Блюхер тоже хорошо понимал, что вал этот неприступен, но его нужно было взять, иначе части, высадившиеся на Литовский полуостров, будут истреблены.
Брать вал следует волнами: первая — разведчики, саперы-подрывники, резчики проволоки, гранатометчики — все из коммунистов; вторая — штурмовики, батальоны, которые должны пробиться к Турецкому валу… Потом — резервные полки, конница…
В ночь на 9 ноября Блюхер повел войска на штурм Турецкого вала и овладел им…
12 ноября Фрунзе доложил Ленину: «Свидетельствую о высочайшей доблести, проявленной геройской пехотой при штурмах Сиваша и Перекопа, части шли по узким проходам под убийственным огнем на проволоку противника. Наши потери чрезвычайно тяжелы… Общая убыль убитыми и ранеными при штурмах перешейков не менее 10 тысяч человек.
Армии фронта свой долг перед Республикой выполнили. Последнее гнездо российской контрреволюции разорено, и Крым вновь станет советским».
11
Когда 8 ноября части Красной Армии штурмовали Перекоп и Чонгар, Врангель все еще не сомневался в неприступности своего «Вердена». Именно в этот день он созвал в Симферополе экономическое совещание, на котором заверил промышленников, что Крым в безопасности. От его длинной сухопарой фигуры в черкеске с серебряными газырями исходила спокойная уверенность. Он не сомневался, что Франция в случае чего решительно вмешается, начнет интервенцию против Советской России. У Франции — экономические интересы. Врангель верил во французов, французы — в барона. Отсюда и полная беспечность «верховного», которая так поразила Мокроусова: эвакуироваться верховный не собирался.
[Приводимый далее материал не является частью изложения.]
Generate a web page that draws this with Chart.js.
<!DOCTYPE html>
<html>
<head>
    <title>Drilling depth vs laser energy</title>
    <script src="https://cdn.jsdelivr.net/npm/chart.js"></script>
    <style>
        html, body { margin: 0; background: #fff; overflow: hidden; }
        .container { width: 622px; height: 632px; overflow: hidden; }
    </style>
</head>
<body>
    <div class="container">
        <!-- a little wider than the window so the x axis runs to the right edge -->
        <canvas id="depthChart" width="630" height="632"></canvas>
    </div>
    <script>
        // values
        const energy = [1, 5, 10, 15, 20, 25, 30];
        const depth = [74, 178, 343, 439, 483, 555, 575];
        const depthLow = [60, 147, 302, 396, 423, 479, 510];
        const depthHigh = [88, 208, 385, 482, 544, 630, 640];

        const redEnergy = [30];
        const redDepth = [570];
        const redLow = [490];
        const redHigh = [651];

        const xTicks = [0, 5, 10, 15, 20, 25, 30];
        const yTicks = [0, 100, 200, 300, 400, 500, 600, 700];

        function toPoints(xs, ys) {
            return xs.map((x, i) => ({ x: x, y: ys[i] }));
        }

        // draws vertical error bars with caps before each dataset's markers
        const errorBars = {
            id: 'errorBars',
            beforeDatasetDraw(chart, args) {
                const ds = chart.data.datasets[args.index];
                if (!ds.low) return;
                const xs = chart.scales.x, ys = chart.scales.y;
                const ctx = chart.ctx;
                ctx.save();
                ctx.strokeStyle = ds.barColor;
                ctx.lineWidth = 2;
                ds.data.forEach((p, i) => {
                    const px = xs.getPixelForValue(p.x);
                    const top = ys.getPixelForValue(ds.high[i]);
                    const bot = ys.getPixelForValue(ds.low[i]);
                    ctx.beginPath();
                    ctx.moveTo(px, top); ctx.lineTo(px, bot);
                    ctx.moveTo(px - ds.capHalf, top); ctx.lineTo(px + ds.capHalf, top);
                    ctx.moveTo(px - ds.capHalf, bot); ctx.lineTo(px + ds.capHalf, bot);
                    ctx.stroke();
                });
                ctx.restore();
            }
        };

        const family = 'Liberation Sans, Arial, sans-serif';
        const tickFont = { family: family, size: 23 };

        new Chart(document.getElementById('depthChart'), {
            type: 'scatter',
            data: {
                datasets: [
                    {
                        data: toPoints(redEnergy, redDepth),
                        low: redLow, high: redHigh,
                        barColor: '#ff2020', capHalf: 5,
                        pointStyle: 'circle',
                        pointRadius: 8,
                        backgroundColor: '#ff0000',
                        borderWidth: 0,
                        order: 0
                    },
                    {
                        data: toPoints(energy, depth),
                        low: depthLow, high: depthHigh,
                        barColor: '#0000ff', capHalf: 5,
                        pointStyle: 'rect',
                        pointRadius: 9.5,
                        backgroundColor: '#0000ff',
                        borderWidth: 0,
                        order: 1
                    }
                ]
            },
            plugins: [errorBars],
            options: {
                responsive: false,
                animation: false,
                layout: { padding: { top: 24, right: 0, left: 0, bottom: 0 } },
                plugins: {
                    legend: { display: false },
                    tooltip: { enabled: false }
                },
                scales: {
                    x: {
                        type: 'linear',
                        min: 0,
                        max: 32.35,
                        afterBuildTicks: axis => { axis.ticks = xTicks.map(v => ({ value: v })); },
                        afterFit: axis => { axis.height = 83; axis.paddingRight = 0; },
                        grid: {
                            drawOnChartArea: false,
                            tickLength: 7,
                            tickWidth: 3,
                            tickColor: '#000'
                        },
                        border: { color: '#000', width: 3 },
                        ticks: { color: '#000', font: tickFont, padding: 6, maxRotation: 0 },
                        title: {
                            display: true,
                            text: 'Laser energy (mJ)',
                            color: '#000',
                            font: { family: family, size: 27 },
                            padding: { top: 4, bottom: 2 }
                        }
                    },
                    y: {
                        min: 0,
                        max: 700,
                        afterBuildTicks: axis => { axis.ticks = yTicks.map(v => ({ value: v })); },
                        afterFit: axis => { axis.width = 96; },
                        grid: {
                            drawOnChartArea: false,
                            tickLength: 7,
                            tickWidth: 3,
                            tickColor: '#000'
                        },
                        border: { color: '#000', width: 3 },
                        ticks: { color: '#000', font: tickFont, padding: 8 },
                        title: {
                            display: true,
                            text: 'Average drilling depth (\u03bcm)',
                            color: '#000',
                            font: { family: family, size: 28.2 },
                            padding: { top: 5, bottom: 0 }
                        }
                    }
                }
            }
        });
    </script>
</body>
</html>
И когда Красная Армия взяла перекопские и юшуньские укрепления, перешла через Сиваш, Врангель наконец понял: все кончено! Никакая сила не в состоянии остановить обезумевшее войско!..
И тут он оказался прав.
Командарм Мокроусов приехал в деревню Малые Казанлы, созвал командиров частей. Разведчики привели захваченных на шоссе пятерых казаков. От них узнали, что красные, прорвав фронт, идут от Перекопа.
Вся Повстанческая армия, а она теперь насчитывала шестьсот двадцать бойцов, двинулась к шоссе Симферополь — Карасубазар.
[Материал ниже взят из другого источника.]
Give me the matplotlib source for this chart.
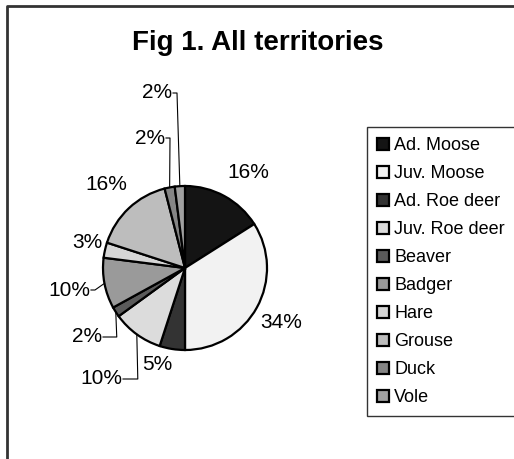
import matplotlib
matplotlib.use('Agg')
import matplotlib.pyplot as plt
import numpy as np

plt.rcParams['font.family'] = ['Liberation Sans', 'DejaVu Sans']

# data
species = ['Ad. Moose', 'Juv. Moose', 'Ad. Roe deer', 'Juv. Roe deer', 'Beaver',
           'Badger', 'Hare', 'Grouse', 'Duck', 'Vole']
shares = [16, 34, 5, 10, 2, 10, 3, 16, 2, 2]
colors = ['#141414', '#f2f2f2', '#333333', '#dcdcdc', '#5a5a5a',
          '#9a9a9a', '#d6d6d6', '#bdbdbd', '#858585', '#a0a0a0']

W, H = 514, 459
fig = plt.figure(figsize=(W / 100, H / 100), dpi=100)
ax = fig.add_axes([0, 0, 1, 1])

def Y(y):
    return H - y

cx, cy, r = 185, 268, 82
wedges, _ = ax.pie(shares, colors=colors, startangle=90, counterclock=False,
                   center=(cx, Y(cy)), radius=r, frame=True,
                   wedgeprops=dict(edgecolor='black', linewidth=1.6))
ax.set_xlim(0, W)
ax.set_ylim(0, H)
ax.set_aspect('equal')
ax.axis('off')

# label layout (pixel positions of text centres) and whether a leader is drawn
label_pos = [(248, 173), (281, 322), (157, 365), (101, 379), (87, 337),
             (69, 290), (87, 243), (106, 185), (150, 138), (157, 93)]
leader = [False, False, False, True, True, True, False, False, True, True]

cum = np.cumsum([0] + shares)
for i, v in enumerate(shares):
    lx, ly = label_pos[i]
    ax.text(lx, Y(ly), f'{v}%', fontsize=15, ha='center', va='center')
    if leader[i]:
        mid = (cum[i] + cum[i + 1]) / 2 / 100 * 2 * np.pi
        ex = cx + r * np.sin(mid)
        ey = cy - r * np.cos(mid)
        tx = lx + 22 if v >= 10 else lx + 16
        if ey < ly - 20:
            ax.plot([tx, ex + 1, ex], [Y(ly), Y(ly), Y(ey)], color='black', lw=0.8)
        else:
            ax.plot([tx, tx + 4, ex], [Y(ly), Y(ly), Y(ey)], color='black', lw=0.8)

ax.text(132, Y(43), 'Fig 1. All territories', fontsize=20, fontweight='bold',
        ha='left', va='center')

# chart frame (clipped by the picture on the right and bottom)
ax.plot([7, 7, W], [0, Y(6), Y(6)], color='#333333', lw=2.0, clip_on=False)

leg = ax.legend(wedges, species, loc='upper left',
                bbox_to_anchor=(367 / W, Y(127) / H), bbox_transform=fig.transFigure,
                fontsize=13, frameon=True, fancybox=False, edgecolor='black',
                handlelength=0.65, handleheight=0.65, handletextpad=0.3,
                labelspacing=0.61, borderpad=0.55, borderaxespad=0)
leg.get_frame().set_linewidth(1.0)

fig.savefig('out.png', dpi=100)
Партизанам Мокроусова не пришлось взрывать мосты и разрушать дороги, чтоб преградить путь отступающим. Это сделали тыловые части Врангеля; опасаясь, что красные ворвутся в Севастополь, Феодосию, Ялту, Евпаторию, Керчь, они создали «мертвые зоны», круша и выжигая все. Мертвые деревни и села, искореженные фермы мостов, разобранная железная дорога, заграждения против своих же… Те, кому посчастливилось дойти до побережья, застали здесь всеобщую панику: места на пароходах и судах не хватало не только для техники, но и для людей.
Вторая Конная овладела станцией Джанкой, где находился полевой штаб Врангеля, и помчалась на Ялту. В Джанкой перебазировалась авиация Южного фронта, она бомбила суда в портах Феодосии и Евпатории.
Войска 4‑й армии продвигались на Феодосию и далее — на Керчь. Первая Конная во взаимодействии с 51‑й стрелковой дивизией взяла Симферополь и устремилась к Севастополю.
Казалось, красный вихрь несется по равнинам Крыма. Не дать врагу опомниться!.. Остановить, сокрушить! И он не успел опомниться. Бежал без оглядки, бросая все. То был «вселенский драп», как потом определят сами врангелевцы.
А партизаны перерезали все пути отступления…
Оставив бегущие войска, верховный на быстроходном автомобиле добрался до Севастополя. Ему казалось, что тыловики, узнав о катастрофе на фронте, уже принимают меры для эвакуации остатков армии и ценного оборудования. Но тыловики загружали пароходы и закупленные баркасы своим добром. На пристанях стоял гвалт: грузили мебель, автомобили, кареты, лошадей, фарфоровую посуду, сундуки с одеждой.